Ab initio investigation on the experimental observation of metallic hydrogen

TL;DR

This study uses ab initio methods to interpret experimental observations of metallic hydrogen at high pressure, highlighting the importance of electron-phonon interactions and anharmonic effects, and supporting recent experimental realization.

Contribution

It identifies the I41/amd structure as consistent with experiments and emphasizes the role of electron-phonon interactions and anharmonic effects in metallic hydrogen.

Findings

I41/amd structure explains experimental spectra

Electron-phonon interactions are crucial for interpretation

Anharmonic effects are significant but not sufficient

Abstract

The optical spectra of hydrogen at $\sim$500 GPa were studied theoretically using a combination of \emph{ab initio} methods. Among the four most competitive structures, i.e.
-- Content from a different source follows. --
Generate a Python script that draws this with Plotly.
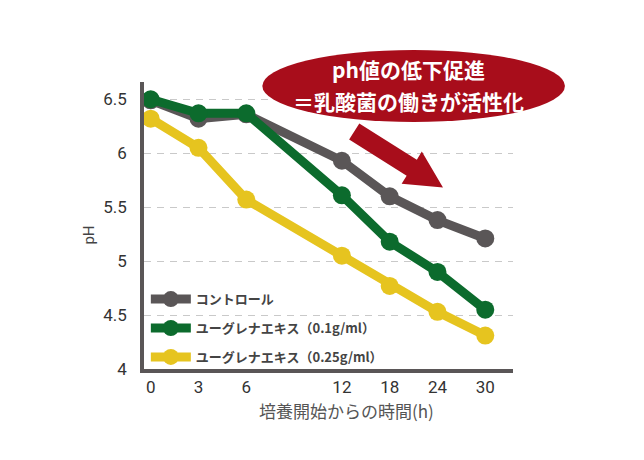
import plotly.graph_objects as go

hours = ["0", "3", "6", "12", "18", "24", "30"]
x_categories = ["0", "3", "6", " ", "12", "18", "24", "30"]

control = [6.49, 6.32, 6.36, 5.93, 5.60, 5.38, 5.21]
euglena_01 = [6.50, 6.37, 6.37, 5.61, 5.18, 4.90, 4.55]
euglena_025 = [6.32, 6.05, 5.57, 5.05, 4.77, 4.53, 4.31]

series_names = ["コントロール", "ユーグレナエキス（0.1g/ml）", "ユーグレナエキス（0.25g/ml）"]
series_colors = ["#5a5657", "#0c6b2d", "#e6c41f"]

y_ticks = [4, 4.5, 5, 5.5, 6, 6.5]
y_ticktext = ["4", "4.5", "5", "5.5", "6", "6.5"]

callout_lines = ["ph値の低下促進", "＝乳酸菌の働きが活性化"]

# page body has an 8px default margin; figure sized/offset to compensate
OFF = 8
W, H = 644 - OFF, 460 - OFF
L, R, T, B = 143.5, 513, 82, 369  # plot area in window pixels


def px(x):
    return (x - L) / (R - L)


def py(y):
    return (B - y) / (B - T)


fig = go.Figure()
for i, (name, vals, col) in enumerate(zip(series_names, [control, euglena_01, euglena_025], series_colors)):
    fig.add_trace(go.Scatter(
        x=hours, y=vals, name=name, mode="lines+markers",
        legendgroup=f"g{i}",
        line=dict(color=col, width=9),
        marker=dict(color=col, size=18),
    ))

num_font = "Liberation Sans Narrow, Arial Narrow, Roboto, sans-serif"
jp_font = "Noto Sans CJK JP, sans-serif"

fig.update_layout(
    width=W, height=H,
    margin=dict(l=L - OFF, r=644 - R, t=T - OFF, b=460 - B, pad=0),
    paper_bgcolor="white", plot_bgcolor="white",
    showlegend=True,
    legend=dict(
        x=0.005, y=-0.011, xanchor="left", yanchor="bottom",
        bgcolor="rgba(0,0,0,0)",
        font=dict(family=jp_font, size=13, color="#444444", weight="bold"),
        tracegroupgap=9, itemwidth=40,
    ),
    xaxis=dict(
        type="category", categoryorder="array", categoryarray=x_categories,
        range=[-0.14, 7.58],
        showline=True, linecolor="#5a5657", linewidth=3.5,
        showgrid=False, ticks="", ticklen=0,
        tickfont=dict(family=num_font, size=17, color="#333333"),
        fixedrange=True,
    ),
    yaxis=dict(
        range=[4, 6.66],
        tickvals=y_ticks, ticktext=y_ticktext,
        showline=True, linecolor="#5a5657", linewidth=3.5,
        showgrid=True, gridcolor="#c9c9c9", gridwidth=1.3, griddash="7px,6px",
        zeroline=False, ticks="", ticklabelstandoff=10,
        tickfont=dict(family=num_font, size=17, color="#333333"),
        fixedrange=True,
    ),
)

# Ellipse callout
fig.add_shape(type="circle", xref="paper", yref="paper",
              x0=px(262), x1=px(565), y0=py(122), y1=py(50),
              fillcolor="#a80d1b", line=dict(width=0), layer="above")

# Arrow
arrow_pts = [(359.1, 123.5), (416.7, 159.7), (421.7, 151.6), (442.9, 187.5),
             (401.5, 183.8), (406.5, 175.7), (348.9, 139.5)]
path = "M " + " L ".join(f"{px(a):.4f},{py(b):.4f}" for a, b in arrow_pts) + " Z"
fig.add_shape(type="path", xref="paper", yref="paper", path=path,
              fillcolor="#a80d1b", line=dict(width=0), layer="above")

for text, yy in zip(callout_lines, [69, 100.5]):
    fig.add_annotation(xref="paper", yref="paper", x=px(408), y=py(yy),
                       xanchor="center", yanchor="middle",
                       text=text, showarrow=False,
                       font=dict(family=jp_font, size=21, color="white", weight="bold"))

# Axis titles
fig.add_annotation(xref="paper", yref="paper", x=px(88), y=py(235),
                   xanchor="center", yanchor="middle",
                   text="pH", showarrow=False, textangle=-90,
                   font=dict(family="Roboto, sans-serif", size=15, color="#444444"))
fig.add_annotation(xref="paper", yref="paper", x=px(346), y=py(410),
                   xanchor="center", yanchor="middle",
                   text="培養開始からの時間(h)", showarrow=False,
                   font=dict(family=jp_font, size=17, color="#555555"))

fig.write_html("out.html")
C2/c-24, Cmca-12, Cmca-4, and I41/amd, only the atomic phase I41/amd can provide satisfactory interpretations of the recent experimental observation, and the electron-phonon interactions (EPIs) play a crucial role. Anharmonic effects (AHEs) due to lattice vibration are non-negligible but not sufficient to account for the experimentally observed temperature dependence of the reflectance. The drop of the reflectance at 2 eV is not caused by diamond's band gap reducing or interband plasmon, but very likely by defects absorptions in diamond. These results provide theoretical support for the recent experimental realization of metallic hydrogen. The strong EPIs and the non-negligible AHEs also emphasize the necessity for quantum treatments of both the electrons and the nuclei in future studies.